“A lark above them sings and sings
A song of hope and youth.
Theirs is the joy of common things—
The beauty of the truth!”
—Edward Wilbur Mason
Questions to help the pupil understand the picture. What time of day does this picture represent? What can you see in the distance? In what direction is the woman facing? How can you tell? What have these peasants been doing? Why have they stopped their work? Why is the picture called “The Angelus”? Tell about Millet and the new bells for the church. Tell something of the life of these peasants. How did the artist Millet know so much about their life? What can you say about the composition of this picture? What was the financial condition of the artist when he painted this picture? What did he do with this painting? About how much is it worth now?

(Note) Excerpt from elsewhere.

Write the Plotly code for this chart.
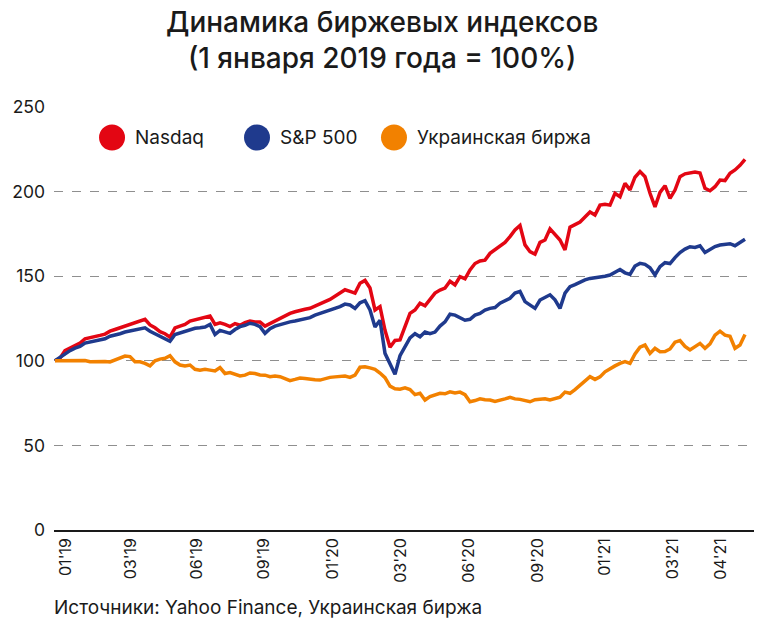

The story of the artist. Let us try to imagine the artist, Jean François Millet, as a young man nineteen years old on his first visit to the great city of Paris. Brought up on a farm among the lowliest of the French peasants, he had met few except those with whom he labored in the fields or those who, poorer than they, were made welcome under the ever hospitable roof of the elder Millets. These neighbors and friends were mostly sailors or farmers, who looked upon the journey to Paris as a great event, as indeed it was. For weeks the kind old grandmother had kept her spinning wheel busy, spinning and weaving the cloth for his new suit of clothes. She was the tailor who cut, stitched, and pressed them. All her savings of years had been sewed into a belt and given to him for this journey. As he stood in the doorway, waiting for the old stagecoach which presently came rattling down the stone road of the village, he must have felt anew the great sacrifices they were all so willing to make to send him where he could study his beloved art.
In Paris, Millet presented an unusual appearance—six feet in height, slender, a downy beard on his face, his brown hair hanging to his shoulders. All his belongings were neatly packed in the sailor’s canvas bag which he carried over his shoulder. Is it any wonder that many did not see the straightforward, honest, manly look of the calm gray eyes? There was in that gaze and in the rude bearing a certain quiet confidence and strength which only the home folks recognized and valued. The boy could draw, and draw well they knew, and had not the drawing master of the village told them he would surely one day become a great artist?
Tired from the three days’ ride in the old stagecoach, jostled by the hurrying crowds, for it was evening and all were on their way home, he stood confused. A policeman, catching sight of the stupid-looking youth blocking the sidewalk with his great bag, asked him where he wanted to go. Is it any wonder that he answered, “Back to Gruchy”? We are told that he even inquired when the next coach left for Gruchy, but there was none until morning.
The policeman sent him to a boarding house of moderate prices, and the next morning he started out to find the great art gallery of the Louvre. He had attempted to inquire the way at the boarding house, but the boarders laughed at his Normandy accent and strange appearance and he did not wait for the answer. And so he wandered the streets for three days, not daring to ask the way for fear of being laughed at again, until at last he stood before the great gallery, recognizing it at once by the pictures he had seen of it.